コロンビアの主食は、米、芋(じゃがいもやキャッサバ等)、とうもろこしなど各種あって、米+おかずという日本と似たスタイルで食べることも多いそうです。
ただ、離乳食はそれとは別に作ることが多く、下記のような一般的な材料と水をベースに乳幼児でも食べやすい状態に調理しているとのこと。「味つけは、とくに調味料などを使用するわけではなく、食材+水のみなので素材そのものの味のようです」と浅井さんは教えてくれました。
【コロンビア離乳食ひとくちメモ】
〈朝食〉フルーツ
〈昼食〉豆+人参、鶏肉+豆、米+ほうれん草など
〈夕食〉果物+シリアル、パン+ミルクなど
また、日本と同様にスーパーで各種のベビーフードを売っているので(写真下)、それを買ってきて食べさせている家庭も多いようです。
【教えてくれた人】
淺井康博さん
2018年9月からコロンビアのキンディオ県アルメニア市に、JICA海外協力隊員として赴任。
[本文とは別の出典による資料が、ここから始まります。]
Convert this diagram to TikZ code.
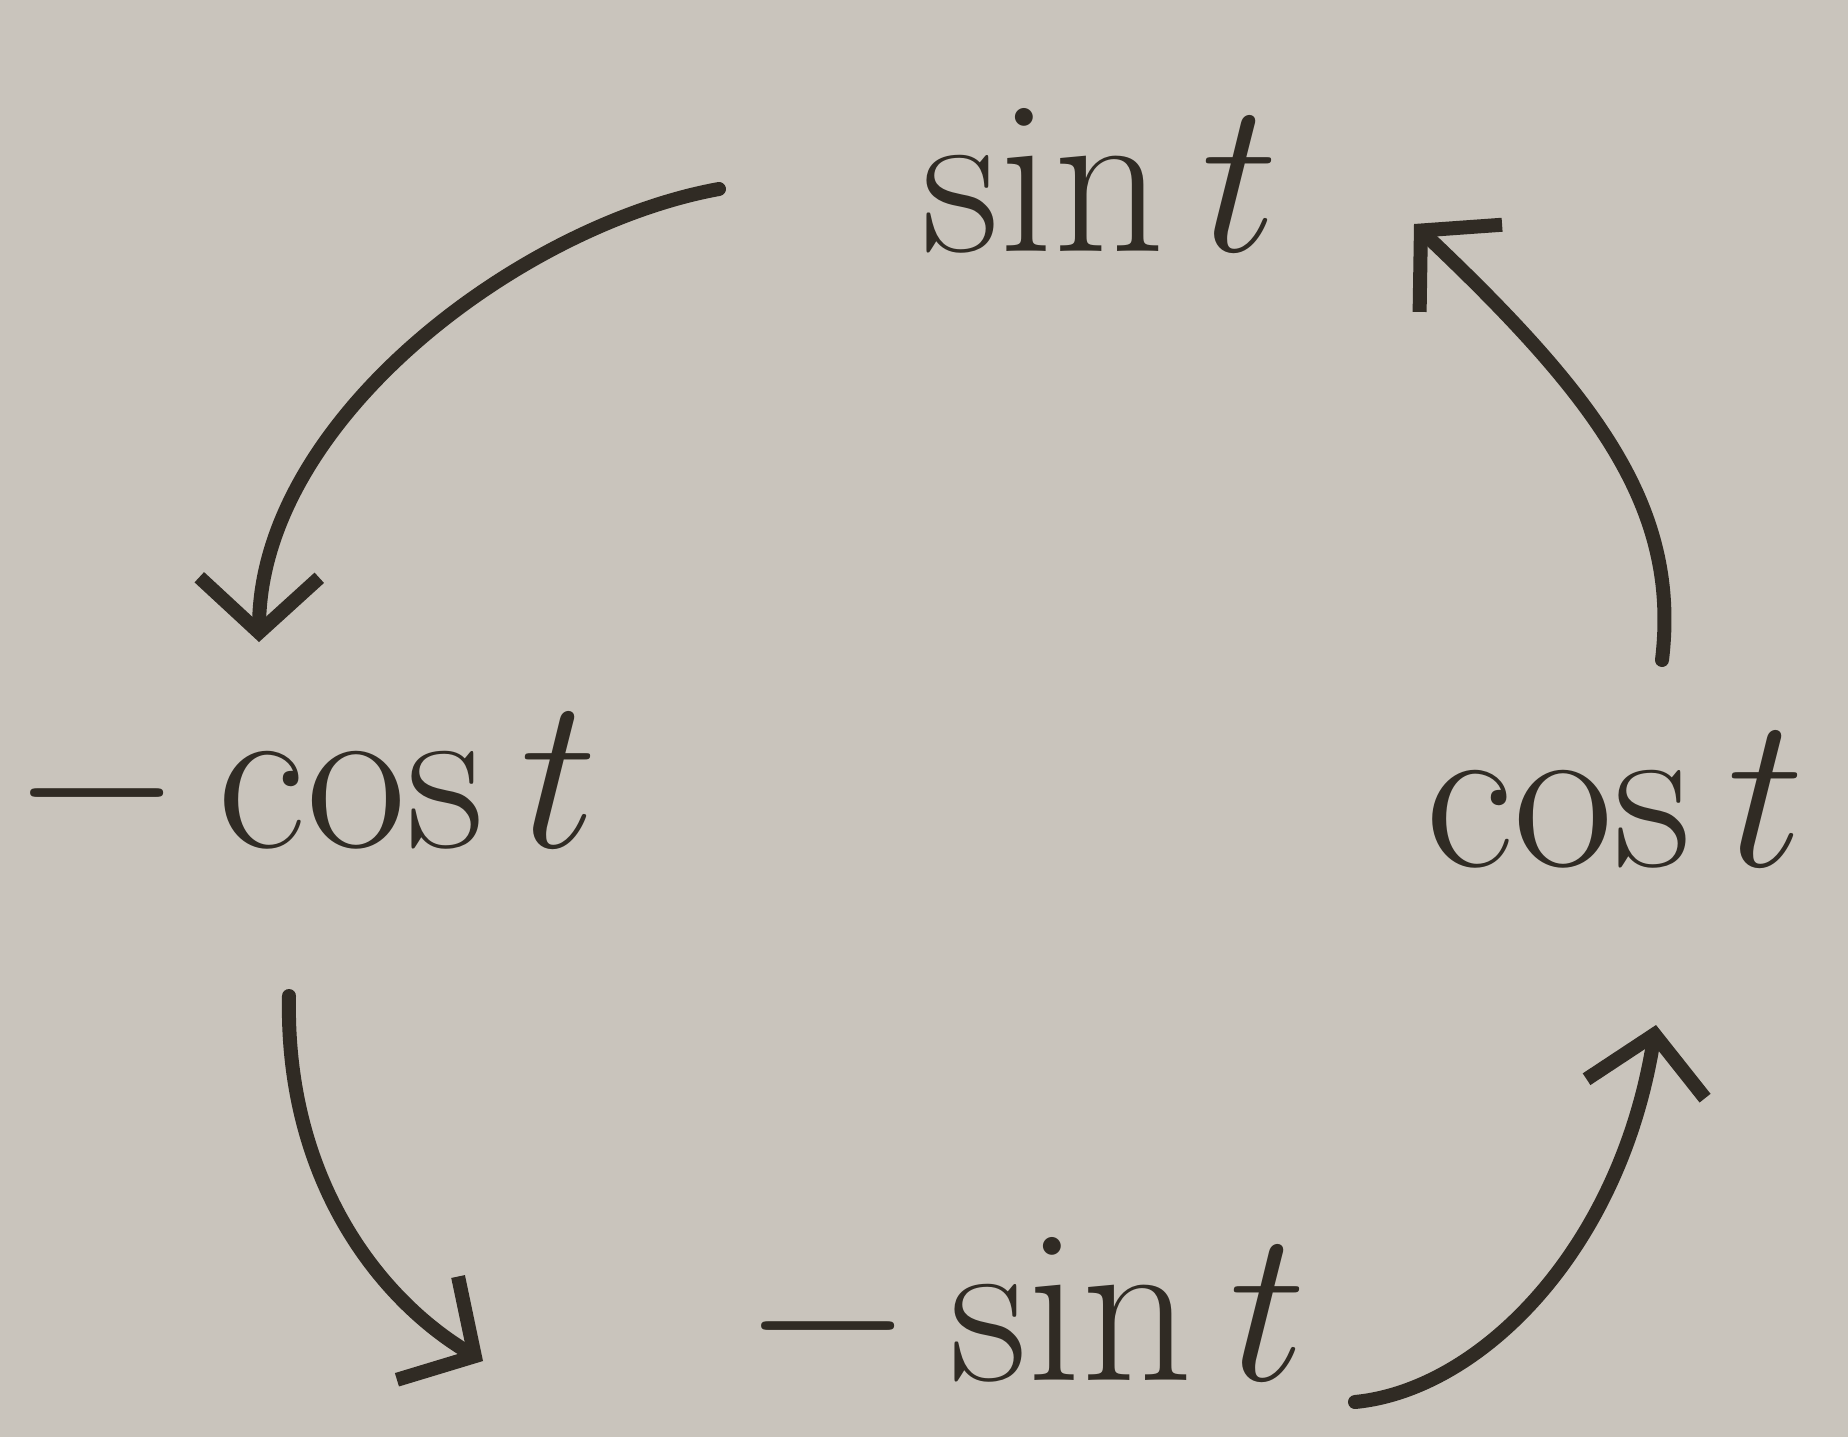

富山県出身で、専門分野は料理。現地の国立職業訓練校において、多様なニーズに対応できる人材の育成と、現地の食材を生かしたオリジナルレシピの創作、日本食の紹介などに尽力している。
離乳食の開始時期は世界共通!?
以上見てきたように、国によって食材は違っていて、改善の余地のあるケースもありますが、どの国でも栄養、消化などに留意しながら子どもたちに愛情たっぷりの離乳食を食べさせていることに変わりはないですね。
離乳食を始める時期は、どの国も日本と同様に生後6か月前後とのこと。国によっては、「ザンビアでは離乳食の開始は6か月と定められています。また生後~6か月未満は母乳で育てるように指導が徹底されていて、24か月までは母乳を与えるようにも言われています」(田中さん)と、行政から明確に指導されているところもあるようです(※)。
JICA(独立行政法人国際協力機構)は開発途上国の栄養改善にも力を入れていて、今回情報を提供してくれたスタッフの中にも現地の村々へ精力的に赴いて栄養指導を行なっている日本人が多くいます。経済的な事情もあって子どもたちに十分な栄養を与えられない国も多い中で、1人でも多くの子どもたちが元気に育ってくれるように、彼らは日々奮闘を続けています。
※生後6か月までの完全母乳育児はWHO(世界保健機関)も推奨しています。